China doubts US wind probe
China expressed “deep concern” on Saturday after the US launched a probe into Chinese wind towers that it suspects of being unduly subsidized and sold at a loss on the US market. “The act will not only hamper bilateral cooperation in the field of new energy and harm the interests of US industries, but also go against global efforts to tackle the challenges of climate change and energy security,” China’s Ministry of Commerce said on its Web site. “China expresses its deep concern over the case.” The US Department of Commerce announced on Thursday that it had opened an inquiry on wind towers made in China and Vietnam, following a complaint filed by an association of four US manufacturers.
US court rejects challenge
A US appeals court has dismissed a lawsuit by the financial industry challenging new federal regulations aimed at cracking down on speculation in commodities markets, a move that will likely delay a decision over whether the rules pass muster. The Securities Industry and Financial Markets Association and the International Swaps and Derivatives Association last month filed challenges to the regulations adopted last year by the Commodity Futures Trading Commission (CFTC). The US Court of Appeals for the District of Columbia Circuit dismissed the lawsuit, saying that the case must first be heard by a lower court, an argument advanced by the CFTC.

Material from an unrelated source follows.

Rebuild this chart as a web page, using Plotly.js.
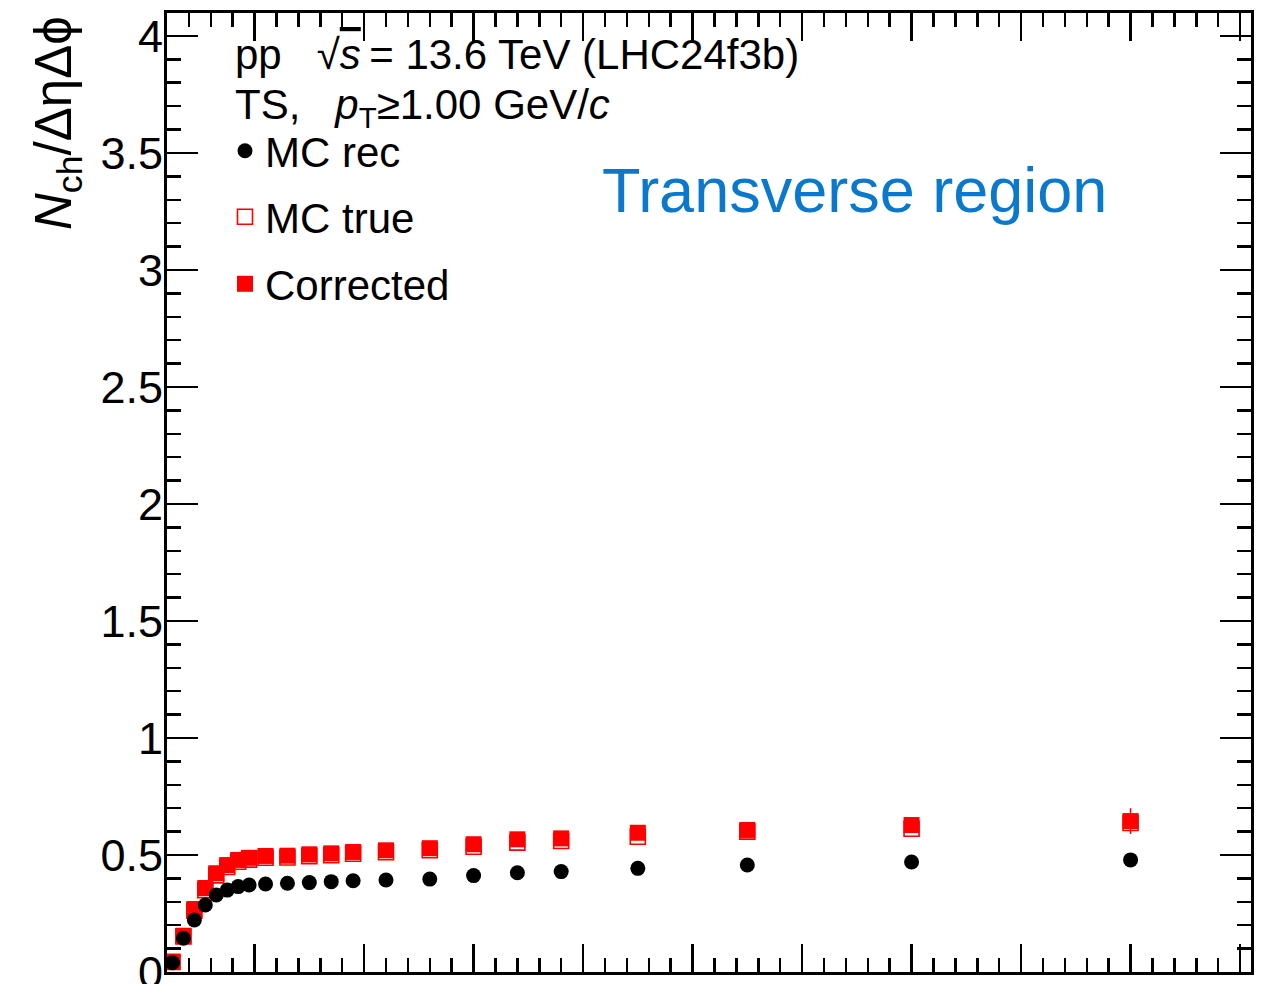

Russian output hits plateau
Russian oil production reached a record 511 million tonnes last year, but output levels are unlikely to increase further over the next three years, an official said on Saturday. Russian Vice Minister for Energy Sergei Kudriashov said the output level was up by about 1 percent last year, a record for the post-Soviet period. “We understand that in the three coming years, we are going to have a lull in the operation of new deposits,” he said in comments broadcast on public television station Russia 24. “That’s why the principle task now is to use the resources we have and maximize the efficiency of work in old deposits.”
Stent patents invalidated
Abbott Laboratories and Medtronic Inc won a US federal court ruling that invalidated two patents for heart devices controlled by Johnson & Johnson’s Cordis unit and Wyeth. US District Judge Joel Pisano in Trenton, New Jersey, ruled on Thursday that the patents did not fulfill the requirement that they describe what the company claims to have invented. Cordis and Wyeth had contended that Abbott’s Xience and Medtronic’s Endeavor stents were using the inventions without permission. The ruling was part of a long-running battle over inventions related to stents, tiny mesh tubes used to prop open heart arteries after they’re cleared of fat.
Shopworkers awarded ￡68m
A British shopworkers union says that an employment tribunal has awarded nearly ￡68 million (over US$100 million) in compensation to 24,000 former Woolworths employees. The USDAW union said on Friday that it had won the compensation after successfully arguing that the bankrupt retailer’s administrators broke the law by failing to consult with the union before firing its employees. The money amounts to 60 days’ pay for each worker. Woolworths closed all of its 800 British outlets in 2009 after being unable to find a buyer for the business.